The worst example I know from recent times is Barack Obama. We presently have a President who tells people, “If you want your current health insurance, you can keep it,” when all the evidence points to precisely the opposite, and within twenty-four hours of his law passing millions lose their plans. Not so much as an apology or even an acknowledgement. This is the kind of deceit most people tolerate or take in stride, when it comes to life-or-death matters even more important than the news. Some who support Obama’s policies even rationalize such deceit in defense of what they think are morally superior health care policies. “The truth is whatever works.” Rather than what’s true. On what planet are any of us justified being surprised by Brian Williams in the context of such a cultural climate?

Philosophically (and psychologically) speaking, the truth matters. But in today’s cultural climate, particularly the areas associated with the news and politics, there is little negative incentive for lying. In fact, liars are not only not held accountable; they’re reelected and given more fame, celebrity, credibility and/or power than ever before.

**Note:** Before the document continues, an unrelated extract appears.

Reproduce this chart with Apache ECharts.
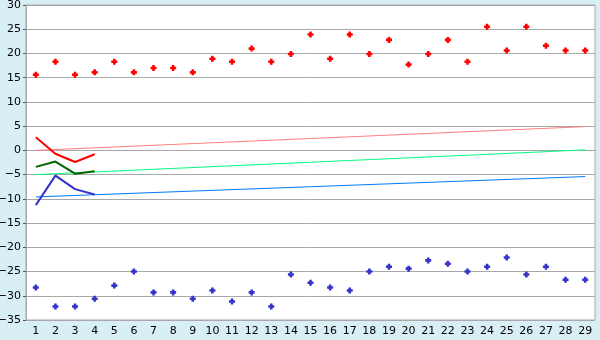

Granted, if you’re rational and moral by a reasonable standard, you won’t want to lie about something as Brian Williams did. It wouldn’t even tempt you, because you don’t want to be admired or respected based on falsehoods. That’s because reality trumps people’s perceptions of you, and people’s perceptions of you are meaningless if based on falsehood.

But if you don’t adhere to any standard in particular, then what’s to be your incentive when the larger culture excuses or minimizes such deceit, even in our highest-level leaders? From the point-of-view of a liar, can you blame them for acting the way they do?

People forget that news anchors are paid professionals. In a sense, they’re merely actors, rather highly paid ones given the scope of the acting they’re asked to do.

If an anchorperson seems reasonable and truthful in conveying various news stories and news events to you, then he’s doing his job well. But if he begins to say things that are outright lies — from his own mouth, not merely from the biases or other errors of those writing his scripts — then, in a healthy work and cultural environment, he’d be roundly condemned if not immediately fired.

I’ll be surprised if any of that happens. How long before Williams writes his book, makes his excuses on various talk shows serving as (bad) psychotherapy sessions, and ultimately rises to a level of success he never would have seen without this scandal?

It might not play out this way; but if it does not, it will be unprecedented in contemporary society. We don’t live in a culture dominated by critical thinking. A critical thinker looks at the impossibly blatant evasions, self-refutations and contradictions in what Williams is claiming here. “Well, I recalled all those very specific details incorrectly because my mind was foggy from all the stress and wear and tear of time.”

But wait a minute. If you’re really stressed out when something happens, you don’t remember specific details like he claimed in the first place, do you? And he reportedly gave these same details to people back in 2005, or soon after the events allegedly happened in 2003. If the passage of 12 years can explain and excuse totally mis-remembering very specific details, then how do you explain mis-remembering them soon after the event actually happened? Or is there some other explanation?

These are the sorts of questions Brian Williams – a man all too representative of our rotten news and political institutions nowadays – is counting on people never to ask or consider. And he’s probably right.

In a lot of people’s minds, a reasonable sounding, well-groomed and smooth-talking person talking about significant matters cannot be a liar or a fraud. They fall for the fluff. They will simply refuse to believe it, because it’s easier to believe what your (unreasoning) senses seem to tell you than engage in a few moments of thought that reveal the actual objective truth: This man is just a plain old liar.